Compression – MongoDB now supports native compression, allowing you to reduce your physical storage footprint by up to as much as 80%. You now have the added flexibility to choose between different compression algorithms to optimize for performance and storage efficiency, depending on your applications needs.

With more granular concurrency control and built-in compression, MongoDB 3.0 lets you simplify your architecture, allowing you to do far more with less hardware. You can read more in this great post by John Page at “Wired Tiger – how to reduce your MongoDB hosting costs 10x

Goals & Conditions – Let’s start by taking a look at the goals of our exercise:

  • Find the performance and scalability limitations of a typical single MongoDB server on AWS running a heavy write workload.
  • Measure compression benefits for optimal performance and scalability of a typical MongoDB server running on AWS with a heavy write workload.

Having defined our goals let’s consider some of the pre-requisites I set myself for the given benchmark. Listed below are some of the conditions I set myself for the benchmark.

  • The benchmark should be running long enough to allow for generation of stable and consistent Throughput over time.
  • The experiment should be easily reproducible by anyone with minimal tweaking of the configuration and setup.
  • The overall experiment should cost no more than 100 USD.

Exploration – My initial dilemma was around the choice of an appropriate Load Testing Tool for the experiment. I have used LoadRunner and Jmeter for the last 10 years as a performance engineer while working for HP Software and then later for RSA. Initially I was really tempted to use one of those, however on further thought I realized that both HP Load Runner and Jmeter would really not serve one of my goals. The benchmark results should be easily reproducible by anyone with minimal configuration. Each and every Load Testing tool (Enterprise, open-source or in-house) has its unique features and requires both expert level knowledge including the need of Load Testing Tool configuration.

Benchmarking as you know is a true science, however in most cases the benchmarks have little true relationship to the performance of production systems. The intentions of the benchmarks I was conducting was to allow anyone to replicate what I had done through my extensive testing and this required that I keep the tests simple, easy to run and repeatable. The goal is not to produce a new benchmark standard but rather to give an indicator of performance for a ‘typical’ system running MongoDB in the cloud.

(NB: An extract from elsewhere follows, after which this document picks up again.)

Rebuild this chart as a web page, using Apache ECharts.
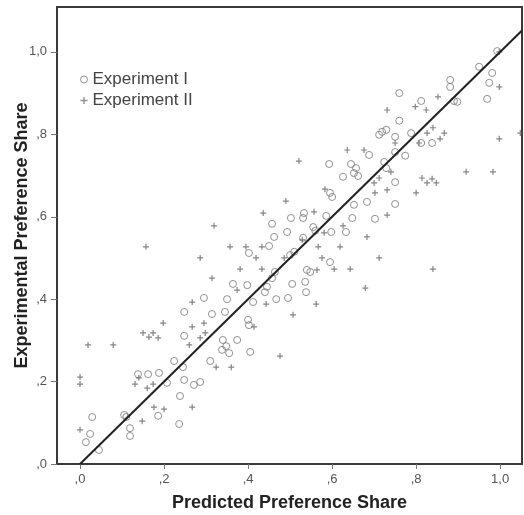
<!DOCTYPE html>
<html>
<head>
<meta charset="utf-8">
<script src="https://cdn.jsdelivr.net/npm/echarts@6/dist/echarts.min.js"></script>
<style>
    html, body { margin: 0; padding: 0; background: #fff; }
    #chart { width: 524px; height: 515px; }
</style>
</head>
<body>
<div id="chart"></div>
<script>
// tick positions for both axes
let tickValues = [0, 0.2, 0.4, 0.6, 0.8, 1.0];
let legendNames = ["Experiment I", "Experiment II"];

// Experiment I (circles): [predicted, experimental]
let experimentOne = [
    [0.029, 0.114], [0.024, 0.073], [0.014, 0.053], [0.045, 0.034], [0.105, 0.119],
    [0.110, 0.114], [0.119, 0.087], [0.119, 0.068], [0.138, 0.218], [0.162, 0.218],
    [0.188, 0.221], [0.207, 0.197], [0.186, 0.117], [0.224, 0.250], [0.245, 0.235],
    [0.248, 0.204], [0.238, 0.165], [0.236, 0.097], [0.248, 0.311], [0.248, 0.369],
    [0.271, 0.192], [0.286, 0.199], [0.295, 0.403], [0.314, 0.364], [0.310, 0.250],
    [0.340, 0.301], [0.348, 0.286], [0.338, 0.277], [0.355, 0.269], [0.374, 0.301],
    [0.350, 0.400], [0.345, 0.369], [0.364, 0.437], [0.398, 0.434], [0.400, 0.350],
    [0.402, 0.337], [0.405, 0.272], [0.412, 0.393], [0.440, 0.417], [0.445, 0.430],
    [0.467, 0.400], [0.495, 0.403], [0.505, 0.437], [0.536, 0.442], [0.538, 0.417],
    [0.548, 0.466], [0.464, 0.466], [0.457, 0.451], [0.595, 0.490], [0.540, 0.471],
    [0.402, 0.512], [0.500, 0.507], [0.510, 0.515], [0.450, 0.529], [0.462, 0.551],
    [0.457, 0.583], [0.493, 0.563], [0.502, 0.597], [0.531, 0.597], [0.533, 0.609],
    [0.555, 0.575], [0.560, 0.566], [0.531, 0.549], [0.586, 0.602], [0.598, 0.563],
    [0.633, 0.563], [0.595, 0.658], [0.600, 0.648], [0.593, 0.728], [0.645, 0.728],
    [0.657, 0.718], [0.652, 0.706], [0.662, 0.699], [0.626, 0.697], [0.688, 0.750],
    [0.724, 0.733], [0.729, 0.718], [0.750, 0.757], [0.774, 0.748], [0.750, 0.684],
    [0.652, 0.629], [0.683, 0.636], [0.750, 0.631], [0.648, 0.597], [0.702, 0.595],
    [0.712, 0.799], [0.719, 0.806], [0.729, 0.811], [0.750, 0.794], [0.788, 0.803],
    [0.812, 0.779], [0.838, 0.779], [0.760, 0.833], [0.760, 0.900], [0.812, 0.881],
    [0.881, 0.932], [0.881, 0.915], [0.890, 0.881], [0.898, 0.879], [0.950, 0.964],
    [0.981, 0.949], [0.974, 0.925], [0.969, 0.886], [0.993, 1.002]
];

// Experiment II (plus signs): [predicted, experimental]
let experimentTwo = [
    [0.000, 0.083], [0.000, 0.211], [0.000, 0.194], [0.019, 0.289], [0.079, 0.289],
    [0.150, 0.318], [0.164, 0.308], [0.174, 0.318], [0.186, 0.306], [0.198, 0.342],
    [0.131, 0.194], [0.140, 0.209], [0.160, 0.184], [0.174, 0.194], [0.148, 0.104],
    [0.176, 0.138], [0.200, 0.133], [0.267, 0.138], [0.267, 0.393], [0.267, 0.333],
    [0.295, 0.342], [0.286, 0.306], [0.298, 0.318], [0.260, 0.289], [0.324, 0.235],
    [0.360, 0.235], [0.314, 0.451], [0.374, 0.422], [0.381, 0.473], [0.433, 0.473],
    [0.414, 0.333], [0.443, 0.388], [0.507, 0.362], [0.476, 0.262], [0.562, 0.388],
    [0.157, 0.527], [0.286, 0.500], [0.319, 0.578], [0.357, 0.527], [0.395, 0.527],
    [0.433, 0.527], [0.419, 0.500], [0.486, 0.500], [0.436, 0.609], [0.490, 0.638],
    [0.521, 0.735], [0.576, 0.500], [0.605, 0.473], [0.643, 0.473], [0.712, 0.500],
    [0.840, 0.473], [0.564, 0.471], [0.679, 0.427], [0.619, 0.527], [0.567, 0.527],
    [0.529, 0.544], [0.581, 0.561], [0.626, 0.578], [0.683, 0.551], [0.557, 0.612],
    [0.583, 0.667], [0.731, 0.604], [0.702, 0.658], [0.731, 0.665], [0.800, 0.658],
    [0.712, 0.694], [0.740, 0.709], [0.814, 0.694], [0.826, 0.682], [0.838, 0.692],
    [0.848, 0.682], [0.919, 0.709], [0.983, 0.709], [0.998, 0.789], [1.048, 0.803],
    [0.998, 0.915], [0.852, 0.891], [0.798, 0.867], [0.824, 0.859], [0.731, 0.859],
    [0.840, 0.816], [0.826, 0.803], [0.807, 0.779], [0.867, 0.803], [0.857, 0.789],
    [0.750, 0.779], [0.636, 0.762], [0.676, 0.762], [0.998, 1.000], [0.700, 0.682]
];

// y = x reference line
let fitLine = [[0, 0], [1.052, 1.052]];

let plusPath = "path://M4,0h2v4h4v2h-4v4h-2v-4h-4v-2h4z";

function fmtTick(v) {
    return v.toFixed(1).replace(".", ",").replace(/^0/, "");
}

let chart = echarts.init(document.getElementById("chart"));

chart.setOption({
    backgroundColor: "#ffffff",
    animation: false,
    textStyle: {
        fontFamily: "Liberation Sans, Arial, sans-serif",
    },
    legend: {
        orient: "vertical",
        left: 75,
        top: 66,
        itemWidth: 7,
        itemHeight: 7,
        itemGap: 4,
        textStyle: {
            color: "#444",
            fontSize: 17,
            padding: [0, 0, 0, 0],
        },
        data: [
            { name: legendNames[0], icon: "circle", itemStyle: { color: "rgba(0,0,0,0)", borderColor: "#777", borderWidth: 1 } },
            { name: legendNames[1], icon: plusPath, itemStyle: { color: "#777", borderWidth: 0 } },
        ],
    },
    grid: {
        show: true,
        left: 57,
        top: 7,
        right: 2,
        bottom: 51,
        outerBoundsMode: "none",
        containLabel: false,
        borderColor: "#3a3a3a",
        borderWidth: 2,
        backgroundColor: "#fff",
    },
    xAxis: {
        type: "value",
        min: -0.0548,
        max: 1.052,
        name: "Predicted Preference Share",
        nameLocation: "middle",
        nameGap: 30,
        nameTextStyle: {
            color: "#222",
            fontSize: 18,
            fontWeight: "bold",
        },
        axisLine: { show: true, onZero: false, lineStyle: { color: "#3a3a3a", width: 2 } },
        axisTick: {
            show: true,
            length: 5,
            customValues: tickValues,
            lineStyle: { color: "#777" },
        },
        axisLabel: {
            customValues: tickValues,
            color: "#555",
            fontSize: 13,
            margin: 9,
            formatter: fmtTick,
        },
        splitLine: { show: false },
    },
    yAxis: {
        type: "value",
        min: 0,
        max: 1.109,
        name: "Experimental Preference Share",
        nameLocation: "middle",
        nameGap: 26,
        nameMoveOverlap: false,
        nameTextStyle: {
            color: "#222",
            fontSize: 18,
            fontWeight: "bold",
        },
        axisLine: { show: true, onZero: false, lineStyle: { color: "#3a3a3a", width: 2 } },
        axisTick: {
            show: true,
            length: 6,
            customValues: tickValues,
            lineStyle: { color: "#777" },
        },
        axisLabel: {
            customValues: tickValues,
            color: "#555",
            fontSize: 13,
            margin: 10,
            formatter: fmtTick,
        },
        splitLine: { show: false },
    },
    series: [
        {
            name: legendNames[0],
            type: "scatter",
            symbol: "circle",
            symbolSize: 7,
            itemStyle: {
                color: "rgba(0,0,0,0)",
                borderColor: "#777",
                borderWidth: 1,
            },
            data: experimentOne,
            z: 3,
        },
        {
            name: legendNames[1],
            type: "scatter",
            symbol: plusPath,
            symbolSize: 6,
            itemStyle: {
                color: "#666",
            },
            data: experimentTwo,
            z: 3,
        },
        {
            name: "fit",
            type: "line",
            symbol: "none",
            lineStyle: { color: "#222", width: 2 },
            data: fitLine,
            z: 4,
        },
    ],
});
</script>
</body>
</html>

Hence I decided to use the following code for testing which anyone could use to generate a simple Bulk.insert() using a “for loop”. There was no need for complex and expensive Industry Standard Performance Testing tools, no need for Performance Testers to come in and write complex Parameterized + Co-related test scripts and no need for large Performance Testing environments.

function insert(count) {
every = 1000
var t = new Date()
for (var i=0; i<count; ) {
var bulk = db.c.initializeUnorderedBulkOp();
for (var j=0; j<every; j++, i++)
bulk.insert({})
bulk.execute();
}
}

Hardware Setup – It order to stress test the instance I needed to adequately provision networking between the MongoDB Server and the load generator (Client). Also, WT differs from MMAPv1 and utilizes the CPU’s so adequately provisioning these is now important for MongoDB installations. I had intended to use Amazon Web Services or AWS to build the Performance Testing setup. After reviewing all the relevant EC2 compute options and filtering them based on the criteria above for EC2 Instances with 10 Gigabit and Enhanced Networking, there remained the following 4 candidates.

mongodb_081015_pic1

Eventually I ended up choosing the c4.8xlarge at EC2 on Amazon Web Service due to higher CPU Clock speed and Intel Turbo Boost Technology. In addition, this is the only EBS-Optimized Instance out of 4 options mentioned above.

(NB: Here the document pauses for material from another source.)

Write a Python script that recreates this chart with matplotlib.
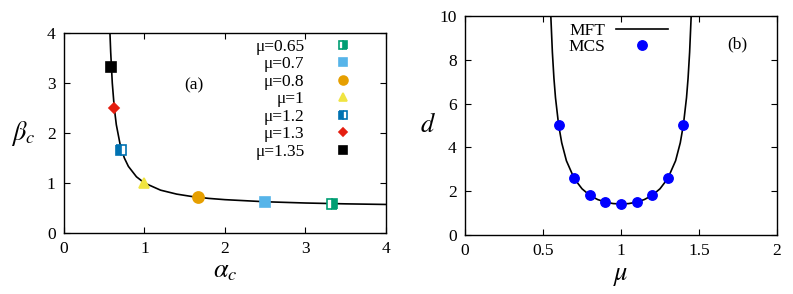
import matplotlib
matplotlib.use("Agg")
import matplotlib.pyplot as plt

plt.rcParams['font.family'] = ['Liberation Serif', 'DejaVu Serif']
plt.rcParams['mathtext.fontset'] = 'stix'

# panel (a): MFT curve beta_c vs alpha_c
curve_alpha = [0.571, 0.58, 0.6, 0.625, 0.65, 0.7, 0.75, 0.8, 0.9, 1.0,
               1.2, 1.4, 1.6, 1.8, 2.0, 2.5, 3.0, 3.5, 4.0]
curve_beta = [4.0, 3.625, 3.0, 2.5, 2.167, 1.75, 1.5, 1.333, 1.125, 1.0,
              0.857, 0.778, 0.727, 0.692, 0.667, 0.625, 0.6, 0.583, 0.571]

# panel (a): simulation points, one per mu
mu_labels = ['μ=0.65', 'μ=0.7', 'μ=0.8', 'μ=1', 'μ=1.2', 'μ=1.3', 'μ=1.35']
pt_alpha = [3.33, 2.5, 1.667, 1.0, 0.714, 0.625, 0.588]
pt_beta = [0.588, 0.625, 0.714, 1.0, 1.667, 2.5, 3.33]

# panel (b): d vs mu
mft_mu = [0.55, 0.56, 0.57, 0.58, 0.6, 0.62, 0.65, 0.7, 0.75, 0.8, 0.85, 0.9, 0.95, 1.0,
          1.05, 1.1, 1.15, 1.2, 1.25, 1.3, 1.35, 1.38, 1.4, 1.42, 1.43, 1.44, 1.45]
mft_d = [10.01, 8.35, 7.16, 6.27, 5.03, 4.21, 3.39, 2.58, 2.11, 1.81, 1.62, 1.50, 1.435, 1.414,
         1.435, 1.50, 1.62, 1.81, 2.11, 2.58, 3.39, 4.21, 5.03, 6.27, 7.16, 8.35, 10.01]
mcs_mu = [0.6, 0.7, 0.8, 0.9, 1.0, 1.1, 1.2, 1.3, 1.4]
mcs_d = [5.03, 2.58, 1.81, 1.50, 1.414, 1.50, 1.81, 2.58, 5.03]

styles = [
    dict(marker='s', color='#009E73', fillstyle='right', markerfacecoloralt='white', ms=7.8),
    dict(marker='s', color='#56B4E9', ms=7.8),
    dict(marker='o', color='#E69F00', ms=8),
    dict(marker='^', color='#F0E442', ms=7.5),
    dict(marker='s', color='#0072B2', fillstyle='left', markerfacecoloralt='white', ms=7.8),
    dict(marker='D', color='#E51E10', ms=5.5),
    dict(marker='s', color='black', ms=7.8),
]

fs = 12.5
fig = plt.figure(figsize=(7.93, 2.94), dpi=100)
ax1 = fig.add_axes([0.0807, 0.2075, 0.406, 0.680])
ax2 = fig.add_axes([0.5864, 0.2007, 0.3934, 0.7449])

ax1.plot(curve_alpha, curve_beta, color='black', lw=1.2, zorder=2)
for lab, a, b, st in zip(mu_labels, pt_alpha, pt_beta, styles):
    ax1.plot([a], [b], linestyle='none', label=lab, markeredgewidth=1.2, zorder=3, **st)
ax1.set_xlim(0, 4)
ax1.set_ylim(0, 4)
ax1.set_xticks([0, 1, 2, 3, 4])
ax1.set_yticks([0, 1, 2, 3, 4])
ax1.set_xlabel(r'$\alpha_c$', fontsize=19, labelpad=3)
ax1.set_ylabel(r'$\beta_c$', fontsize=19, rotation=0, labelpad=17, va='center')
ax1.text(0.375, 0.72, '(a)', transform=ax1.transAxes, fontsize=fs)
leg = ax1.legend(loc='upper right', frameon=False, markerfirst=False, fontsize=fs,
                 markerscale=0.8, handlelength=1.2, handletextpad=1.6,
                 labelspacing=0.08, borderaxespad=0.2, bbox_to_anchor=(0.93, 1.025))

ax2.plot(mft_mu, mft_d, color='black', lw=1.2, label='MFT')
ax2.plot(mcs_mu, mcs_d, 'o', color='#0000FF', ms=6.8, label='MCS')
ax2.set_xlim(0, 2)
ax2.set_ylim(0, 10)
ax2.set_xticks([0, 0.5, 1, 1.5, 2])
ax2.set_xticklabels(['0', '0.5', '1', '1.5', '2'])
ax2.set_yticks([0, 2, 4, 6, 8, 10])
ax2.set_xlabel(r'$\mu$', fontsize=19, labelpad=5)
ax2.set_ylabel(r'$d$', fontsize=19, rotation=0, labelpad=8, va='center')
ax2.text(0.84, 0.85, '(b)', transform=ax2.transAxes, fontsize=fs)
ax2.legend(loc='upper left', frameon=False, markerfirst=False, fontsize=fs,
           handlelength=3.0, handletextpad=0.6, labelspacing=0.0,
           borderaxespad=0.0, bbox_to_anchor=(0.31, 1.0))

for ax in (ax1, ax2):
    ax.tick_params(direction='in', top=True, right=True, labelsize=fs, length=4, width=0.8, pad=6)
    for s in ax.spines.values():
        s.set_linewidth(1.0)

fig.savefig('out.png', dpi=100)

Environment setup – The MongoDB Cloud Manager Automation (read more here – https://docs.cloud.mongodb.com/) solution lets us quickly deploy large scale MongoDB clusters, in this case a few clicks on a web page and in about 10 minutes all the desired MongoDB infrastructure required for the benchmark was up and running.

Monitoring and analysis – I decided that I was going to use MongoDB Cloud Manager and AWS CloudWatch for monitoring of the infrastructure with the objective of collecting information at a one second resolution through iostat, sysmon, MongoDB logs and WT Server Status Statistics. I also ended us using some Times Series Visualization Tools (An internal tool being developed) for purposes of analysis. These Times Series Visualization Tools provide a time series visualization of various MongoDB metrics and should be released by MongoDB sometime soon. The goal is to visualize a large number of different metrics from across all layers of the system using “sparkline” graphs in a way that allows easy and accurate correlation of the performance at all layers of the system. The intention was to visualize using time series the following metrics side by side – iostat, sysmon, MongoDB logs and WT Server Status Statistics.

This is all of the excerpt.